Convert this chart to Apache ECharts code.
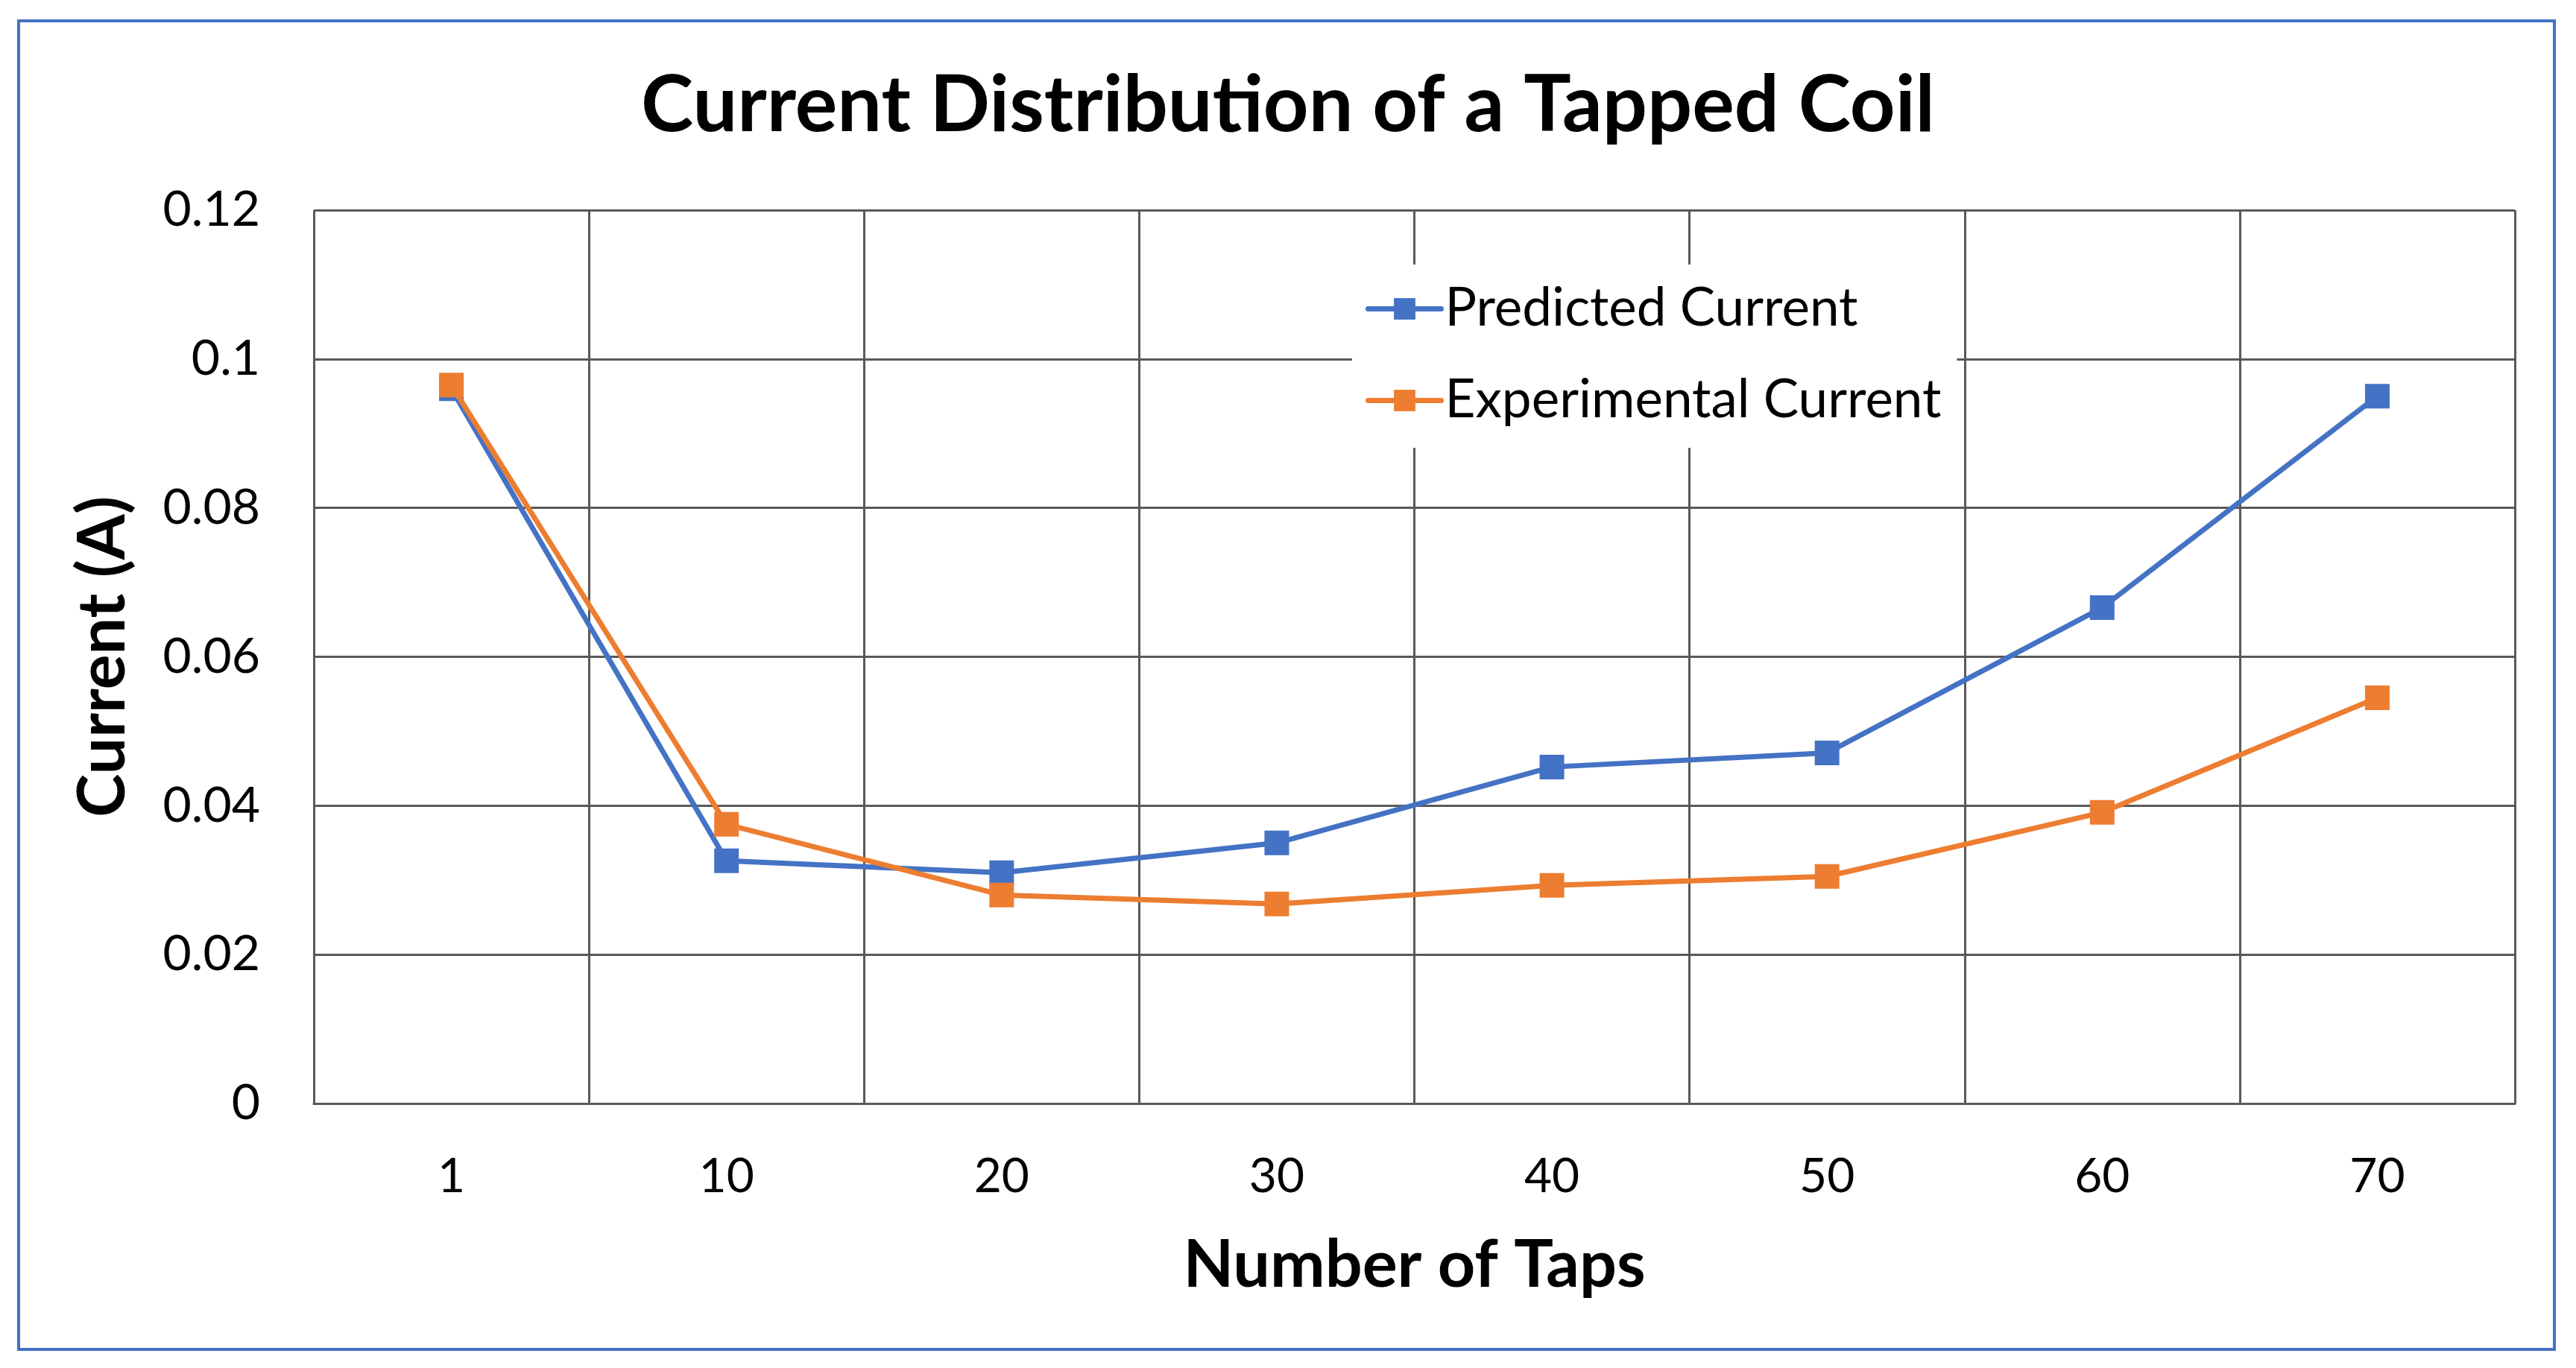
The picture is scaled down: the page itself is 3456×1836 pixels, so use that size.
<!DOCTYPE html>
<html>
<head>
<meta charset="utf-8">
<script src="https://cdn.jsdelivr.net/npm/echarts@6/dist/echarts.min.js"></script>
<style>
html,body{margin:0;padding:0;background:#fff;}
#chart{width:3456px;height:1836px;}
</style>
</head>
<body>
<div id="chart"></div>
<script>
const categories = ['1', '10', '20', '30', '40', '50', '60', '70'];
const predictedCurrent = [0.0960, 0.0326, 0.0310, 0.0350, 0.0452, 0.0471, 0.0666, 0.0950];
const experimentalCurrent = [0.0965, 0.0375, 0.0280, 0.0268, 0.0293, 0.0305, 0.0391, 0.0545];
const seriesNames = ['Predicted Current', 'Experimental Current'];
const titleText = 'Current Distribution of a Tapped Coil';
const xAxisName = 'Number of Taps';
const yAxisName = 'Current (A)';

const FONT = 'Lato, "Open Sans", sans-serif';
const GRID_COLOR = '#595959';

const chart = echarts.init(document.getElementById('chart'), null, {renderer: 'canvas'});
chart.setOption({
  backgroundColor: '#ffffff',
  animation: false,
  title: {
    text: titleText,
    left: 'center',
    top: 84,
    textStyle: {fontFamily: FONT, fontWeight: 'bold', fontSize: 106, color: '#000'}
  },
  graphic: [{
    type: 'rect',
    shape: {x: 25, y: 28, width: 3402, height: 1783},
    style: {fill: 'none', stroke: '#4472C4', lineWidth: 4},
    z: 100
  }],
  legend: {
    orient: 'vertical',
    left: 1814,
    top: 355,
    padding: [24, 21, 28, 18],
    itemGap: 52,
    itemWidth: 98,
    itemHeight: 36,
    backgroundColor: '#ffffff',
    data: seriesNames,
    lineStyle: {width: 7},
    textStyle: {fontFamily: FONT, fontSize: 71, lineHeight: 70, color: '#000'},
    z: 10
  },
  grid: {left: 421, right: 82, top: 282, bottom: 355, containLabel: false},
  xAxis: {
    type: 'category',
    data: categories,
    boundaryGap: true,
    name: xAxisName,
    nameLocation: 'middle',
    nameGap: 174,
    nameTextStyle: {fontFamily: FONT, fontWeight: 'bold', fontSize: 88, color: '#000'},
    axisLine: {show: true, lineStyle: {color: GRID_COLOR, width: 3}},
    axisTick: {show: false},
    axisLabel: {fontFamily: FONT, fontSize: 64, color: '#000', margin: 66},
    splitLine: {show: true, lineStyle: {color: GRID_COLOR, width: 3}}
  },
  yAxis: {
    type: 'value',
    min: 0,
    max: 0.12,
    interval: 0.02,
    name: yAxisName,
    nameLocation: 'middle',
    nameGap: 238,
    nameTextStyle: {fontFamily: FONT, fontWeight: 'bold', fontSize: 88, color: '#000'},
    axisLine: {show: false},
    axisTick: {show: false},
    axisLabel: {fontFamily: FONT, fontSize: 66, color: '#000', margin: 72},
    splitLine: {show: true, lineStyle: {color: GRID_COLOR, width: 3}}
  },
  series: [
    {
      name: seriesNames[0],
      type: 'line',
      data: predictedCurrent,
      color: '#4472C4',
      symbol: 'rect',
      symbolSize: 33,
      lineStyle: {width: 7, cap: 'round'},
      z: 3
    },
    {
      name: seriesNames[1],
      type: 'line',
      data: experimentalCurrent,
      color: '#ED7D31',
      symbol: 'rect',
      symbolSize: 33,
      lineStyle: {width: 7, cap: 'round'},
      z: 4
    }
  ]
});
</script>
</body>
</html>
-- -- --
§ Short exercise: Copy the material above in full and exactly, skipping pictures.

§ Answer:
Convert this chart to Apache ECharts code.
The picture is scaled down: the page itself is 3456×1836 pixels, so use that size.
<!DOCTYPE html>
<html>
<head>
<meta charset="utf-8">
<script src="https://cdn.jsdelivr.net/npm/echarts@6/dist/echarts.min.js"></script>
<style>
html,body{margin:0;padding:0;background:#fff;}
#chart{width:3456px;height:1836px;}
</style>
</head>
<body>
<div id="chart"></div>
<script>
const categories = ['1', '10', '20', '30', '40', '50', '60', '70'];
const predictedCurrent = [0.0960, 0.0326, 0.0310, 0.0350, 0.0452, 0.0471, 0.0666, 0.0950];
const experimentalCurrent = [0.0965, 0.0375, 0.0280, 0.0268, 0.0293, 0.0305, 0.0391, 0.0545];
const seriesNames = ['Predicted Current', 'Experimental Current'];
const titleText = 'Current Distribution of a Tapped Coil';
const xAxisName = 'Number of Taps';
const yAxisName = 'Current (A)';

const FONT = 'Lato, "Open Sans", sans-serif';
const GRID_COLOR = '#595959';

const chart = echarts.init(document.getElementById('chart'), null, {renderer: 'canvas'});
chart.setOption({
  backgroundColor: '#ffffff',
  animation: false,
  title: {
    text: titleText,
    left: 'center',
    top: 84,
    textStyle: {fontFamily: FONT, fontWeight: 'bold', fontSize: 106, color: '#000'}
  },
  graphic: [{
    type: 'rect',
    shape: {x: 25, y: 28, width: 3402, height: 1783},
    style: {fill: 'none', stroke: '#4472C4', lineWidth: 4},
    z: 100
  }],
  legend: {
    orient: 'vertical',
    left: 1814,
    top: 355,
    padding: [24, 21, 28, 18],
    itemGap: 52,
    itemWidth: 98,
    itemHeight: 36,
    backgroundColor: '#ffffff',
    data: seriesNames,
    lineStyle: {width: 7},
    textStyle: {fontFamily: FONT, fontSize: 71, lineHeight: 70, color: '#000'},
    z: 10
  },
  grid: {left: 421, right: 82, top: 282, bottom: 355, containLabel: false},
  xAxis: {
    type: 'category',
    data: categories,
    boundaryGap: true,
    name: xAxisName,
    nameLocation: 'middle',
    nameGap: 174,
    nameTextStyle: {fontFamily: FONT, fontWeight: 'bold', fontSize: 88, color: '#000'},
    axisLine: {show: true, lineStyle: {color: GRID_COLOR, width: 3}},
    axisTick: {show: false},
    axisLabel: {fontFamily: FONT, fontSize: 64, color: '#000', margin: 66},
    splitLine: {show: true, lineStyle: {color: GRID_COLOR, width: 3}}
  },
  yAxis: {
    type: 'value',
    min: 0,
    max: 0.12,
    interval: 0.02,
    name: yAxisName,
    nameLocation: 'middle',
    nameGap: 238,
    nameTextStyle: {fontFamily: FONT, fontWeight: 'bold', fontSize: 88, color: '#000'},
    axisLine: {show: false},
    axisTick: {show: false},
    axisLabel: {fontFamily: FONT, fontSize: 66, color: '#000', margin: 72},
    splitLine: {show: true, lineStyle: {color: GRID_COLOR, width: 3}}
  },
  series: [
    {
      name: seriesNames[0],
      type: 'line',
      data: predictedCurrent,
      color: '#4472C4',
      symbol: 'rect',
      symbolSize: 33,
      lineStyle: {width: 7, cap: 'round'},
      z: 3
    },
    {
      name: seriesNames[1],
      type: 'line',
      data: experimentalCurrent,
      color: '#ED7D31',
      symbol: 'rect',
      symbolSize: 33,
      lineStyle: {width: 7, cap: 'round'},
      z: 4
    }
  ]
});
</script>
</body>
</html>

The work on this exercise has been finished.